When I was on the stage, I was beautiful. This was my area of feeling on top of the world. I knew at certain moments on the stage that nobody could look as good as me. I was at my best as far as beauty was concerned.

The beauty which I possessed on the stage was more than skin-deep. By becoming a stripper and baring it all, I was able to mentally bare my sould and transform my consciousness on a higher realm of thought. My thoughts were beautiful, too, even though I was performing to what most people consider the "next thing to prostitution".

My older sister, Darla, was always the prettiest and still is. She has a natural beauty that needs no make-up. My physical appearance - my face - needs make-up to even become attractive. The only time I have ever been pretty is on the stage. At these time, my beauty soared and surpassed even Darla's natural beauty.

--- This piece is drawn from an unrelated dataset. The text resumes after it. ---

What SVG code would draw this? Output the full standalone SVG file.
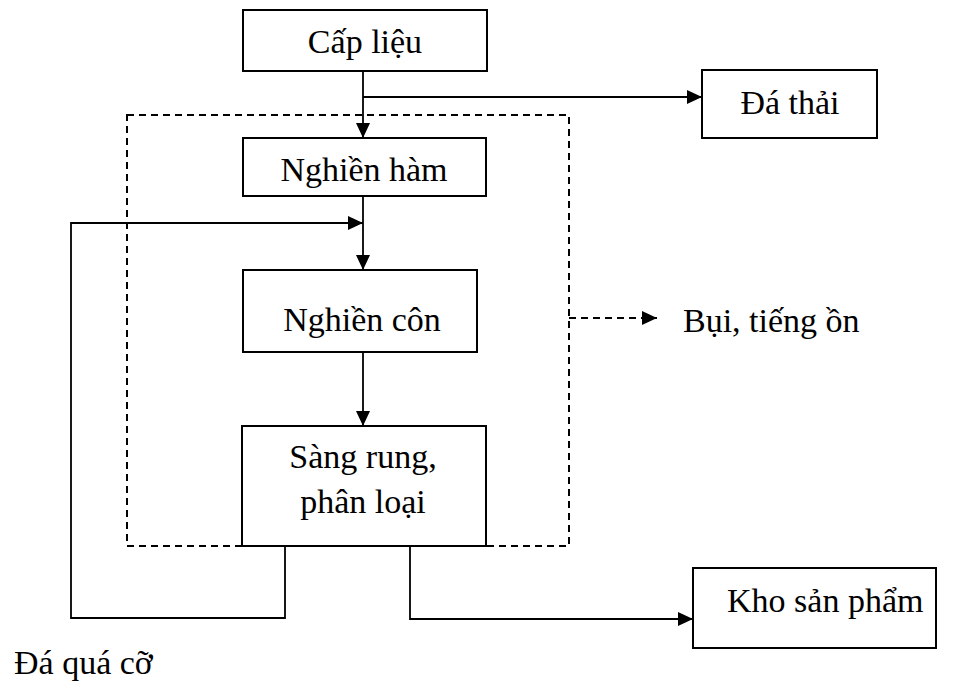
<svg xmlns="http://www.w3.org/2000/svg" width="953" height="681" viewBox="0 0 953 681">
<style>
.box{fill:#fff;stroke:#000;stroke-width:2}
.t{font-family:"Liberation Serif","Times New Roman",serif;font-size:34px;fill:#000}
.c{text-anchor:middle}
.ln{fill:none;stroke:#000;stroke-width:1.8}
.dash{fill:none;stroke:#000;stroke-width:2;stroke-dasharray:7 5}
</style>
<defs>
<marker id="ah" markerUnits="userSpaceOnUse" markerWidth="16" markerHeight="14" refX="15" refY="7" orient="auto">
<path d="M0,0 L15,7 L0,14 Z" fill="#000"/>
</marker>
</defs>
<g id="boundary">
<rect class="dash" x="127" y="115" width="442" height="431"/>
</g>
<g id="connectors">
<line class="ln" x1="363" y1="71" x2="363" y2="138" marker-end="url(#ah)"/>
<polyline class="ln" points="363,97 702,97" marker-end="url(#ah)"/>
<line class="ln" x1="363" y1="196" x2="363" y2="270" marker-end="url(#ah)"/>
<polyline class="ln" points="285,546 285,618 71,618 71,223 363,223" marker-end="url(#ah)"/>
<line class="ln" x1="363" y1="352" x2="363" y2="426" marker-end="url(#ah)"/>
<polyline class="ln" points="410,546 410,619 693,619" marker-end="url(#ah)"/>
<line class="dash" x1="569" y1="318" x2="657" y2="318" stroke-width="1.5" stroke-dasharray="6 5" marker-end="url(#ah)"/>
</g>
<g id="cap-lieu">
<rect class="box" x="243" y="10" width="244" height="61"/>
<text class="t c" x="365" y="53">Cấp liệu</text>
</g>
<g id="da-thai">
<rect class="box" x="702" y="70" width="175" height="68"/>
<text class="t c" x="790" y="114">Đá thải</text>
</g>
<g id="nghien-ham">
<rect class="box" x="243" y="138" width="243" height="58"/>
<text class="t c" x="364" y="181">Nghiền hàm</text>
</g>
<g id="nghien-con">
<rect class="box" x="243" y="270" width="234" height="82"/>
<text class="t c" x="362" y="331">Nghiền côn</text>
</g>
<g id="sang-rung">
<rect class="box" x="242" y="426" width="244" height="120"/>
<text class="t c" x="363" y="468">Sàng rung,</text>
<text class="t c" x="363" y="513">phân loại</text>
</g>
<g id="kho-san-pham">
<rect class="box" x="693" y="568" width="243" height="80"/>
<text class="t" x="727" y="612">Kho sản phẩm</text>
</g>
<g id="labels">
<text class="t" x="683" y="332">Bụi, tiếng ồn</text>
<text class="t" x="14" y="674">Đá quá cỡ</text>
</g>
</svg>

One time when I was dancing on the stage - stripping - there was a man and a woman sitting on the front row of the burlesk theater. They were gazing at me. The man said something to the woman. She said, "Be quiet, I want to see this". The man looked at me and said, "You've got a body even Jesus could fall in love with".

Sometimes when I would be dancing a a stripper in the strip clubs - after I finished my show, I would come out with something skimpy on to hustle drinks from the men. Sometimes a guy would say to me, "I want to talk to that girl who was just on the stage". Needless to say, it was me. That is how much different I looked on the stage - naked - compared to having on clothes - even skimpy clothes.